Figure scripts
>> start

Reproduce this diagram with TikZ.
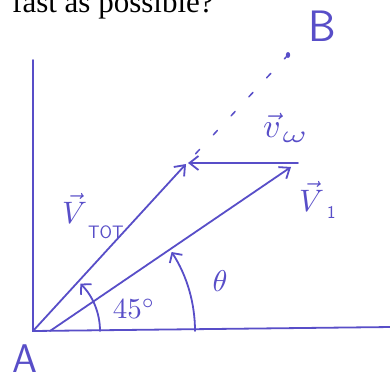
\documentclass[tikz,border=0pt]{standalone}
\usepackage{fontspec}
\setmainfont{Liberation Serif}
\usetikzlibrary{arrows.meta}
\definecolor{pen}{RGB}{88,78,200}
\tikzset{
  ink/.style={draw=pen, line width=1.8pt, line cap=round},
  vec/.style={ink, -{Straight Barb[length=9pt,width=14pt,line width=1.8pt]}},
  arcvec/.style={ink, -{Straight Barb[length=7pt,width=15pt,line width=1.8pt]}},
  lbl/.style={text=pen, inner sep=0pt}
}
\newcommand{\subtxt}[1]{{\sffamily\fontsize{18}{18}\selectfont #1}}
\begin{document}
\begin{tikzpicture}[x=1pt,y=-1pt]
\useasboundingbox (0,0) rectangle (390,382);
\clip (0,0) rectangle (390,382);
\fill[white] (0,0) rectangle (390,382);
% heading
\node[anchor=base west, inner sep=0pt, font=\fontsize{31}{31}\selectfont] (head) at (12,13) {fast as possible?};
% points
\coordinate (A) at (33,331);
\coordinate (ytop) at (33,60);
\coordinate (xend) at (392,327);
\coordinate (Vtip) at (186,164);
\coordinate (V1s) at (50,331);
\coordinate (V1tip) at (291,167);
\coordinate (Vws) at (298,163);
\coordinate (Vwtip) at (188,163);
\coordinate (Bdot) at (288,55);
% axes
\draw[ink] (ytop) -- (A) -- (xend);
% vectors
\draw[vec] (A) -- (Vtip);
\draw[vec] (V1s) -- (V1tip);
\draw[vec] (Vws) -- (Vwtip);
% dashed continuation to B
\draw[ink, line width=1.5pt, dash pattern=on 6pt off 20pt, dash phase=-14pt] (Vtip) -- (Bdot);
\fill[pen] (Bdot) ellipse[x radius=2.2pt, y radius=3pt];
% angle arcs
\draw[arcvec] ([shift={(0:67)}]A) arc[start angle=0, end angle=-45, radius=67];
\draw[arcvec] ([shift={(0:145)}]V1s) arc[start angle=0, end angle=-33, radius=145];
% labels
\node[lbl, font=\fontsize{40}{40}\selectfont\sffamily] (lA) at (25,359) {A};
\node[lbl, font=\fontsize{44}{44}\selectfont\sffamily] (lB) at (322,26) {B};
\node[lbl, anchor=base west] (lVtot) at (62,223) {\scalebox{3.1}{$\vec{V}$}\hspace{1pt}\raisebox{-15pt}{\subtxt{TOT}}};
\node[lbl, anchor=base west] (lVw) at (263,138) {\scalebox{3.4}{$\vec{v}$}\hspace{2pt}\raisebox{-5pt}{\scalebox{3.6}[2.4]{$\omega$}}};
\node[lbl, anchor=base west] (lV1) at (299,211) {\scalebox{3.1}{$\vec{V}$}\hspace{3pt}\raisebox{-7pt}{\subtxt{1}}};
\node[lbl] (lth) at (220,281) {\scalebox{3.0}{$\theta$}};
\node[lbl] (l45) at (134,309) {\scalebox{2.9}{$45^{\circ}$}};
\end{tikzpicture}
\end{document}
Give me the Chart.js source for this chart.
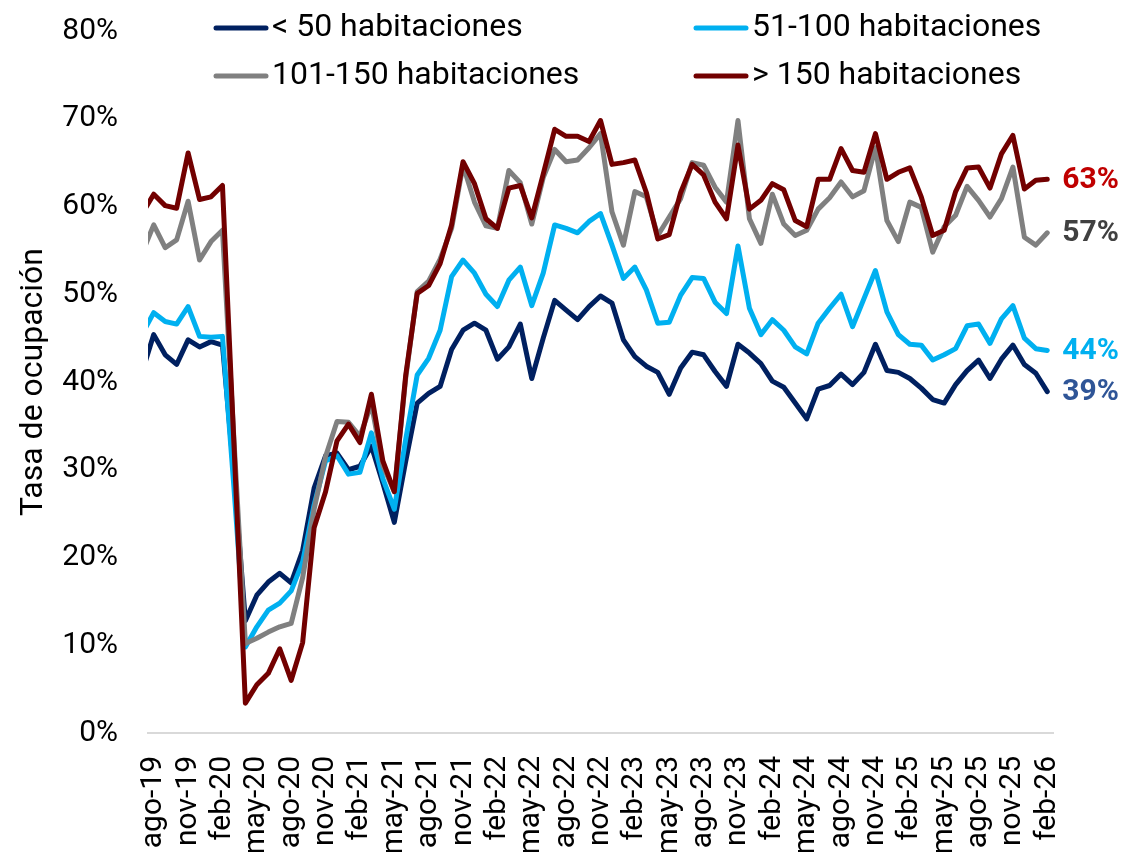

>> end

### Aim
Reproduce the data above in full, exactly as it is, with the pictures left out.

### Answer to this exercise
Reproduce this diagram with TikZ.
\documentclass[tikz,border=0pt]{standalone}
\usepackage{fontspec}
\setmainfont{Liberation Serif}
\usetikzlibrary{arrows.meta}
\definecolor{pen}{RGB}{88,78,200}
\tikzset{
  ink/.style={draw=pen, line width=1.8pt, line cap=round},
  vec/.style={ink, -{Straight Barb[length=9pt,width=14pt,line width=1.8pt]}},
  arcvec/.style={ink, -{Straight Barb[length=7pt,width=15pt,line width=1.8pt]}},
  lbl/.style={text=pen, inner sep=0pt}
}
\newcommand{\subtxt}[1]{{\sffamily\fontsize{18}{18}\selectfont #1}}
\begin{document}
\begin{tikzpicture}[x=1pt,y=-1pt]
\useasboundingbox (0,0) rectangle (390,382);
\clip (0,0) rectangle (390,382);
\fill[white] (0,0) rectangle (390,382);
% heading
\node[anchor=base west, inner sep=0pt, font=\fontsize{31}{31}\selectfont] (head) at (12,13) {fast as possible?};
% points
\coordinate (A) at (33,331);
\coordinate (ytop) at (33,60);
\coordinate (xend) at (392,327);
\coordinate (Vtip) at (186,164);
\coordinate (V1s) at (50,331);
\coordinate (V1tip) at (291,167);
\coordinate (Vws) at (298,163);
\coordinate (Vwtip) at (188,163);
\coordinate (Bdot) at (288,55);
% axes
\draw[ink] (ytop) -- (A) -- (xend);
% vectors
\draw[vec] (A) -- (Vtip);
\draw[vec] (V1s) -- (V1tip);
\draw[vec] (Vws) -- (Vwtip);
% dashed continuation to B
\draw[ink, line width=1.5pt, dash pattern=on 6pt off 20pt, dash phase=-14pt] (Vtip) -- (Bdot);
\fill[pen] (Bdot) ellipse[x radius=2.2pt, y radius=3pt];
% angle arcs
\draw[arcvec] ([shift={(0:67)}]A) arc[start angle=0, end angle=-45, radius=67];
\draw[arcvec] ([shift={(0:145)}]V1s) arc[start angle=0, end angle=-33, radius=145];
% labels
\node[lbl, font=\fontsize{40}{40}\selectfont\sffamily] (lA) at (25,359) {A};
\node[lbl, font=\fontsize{44}{44}\selectfont\sffamily] (lB) at (322,26) {B};
\node[lbl, anchor=base west] (lVtot) at (62,223) {\scalebox{3.1}{$\vec{V}$}\hspace{1pt}\raisebox{-15pt}{\subtxt{TOT}}};
\node[lbl, anchor=base west] (lVw) at (263,138) {\scalebox{3.4}{$\vec{v}$}\hspace{2pt}\raisebox{-5pt}{\scalebox{3.6}[2.4]{$\omega$}}};
\node[lbl, anchor=base west] (lV1) at (299,211) {\scalebox{3.1}{$\vec{V}$}\hspace{3pt}\raisebox{-7pt}{\subtxt{1}}};
\node[lbl] (lth) at (220,281) {\scalebox{3.0}{$\theta$}};
\node[lbl] (l45) at (134,309) {\scalebox{2.9}{$45^{\circ}$}};
\end{tikzpicture}
\end{document}
Give me the Chart.js source for this chart.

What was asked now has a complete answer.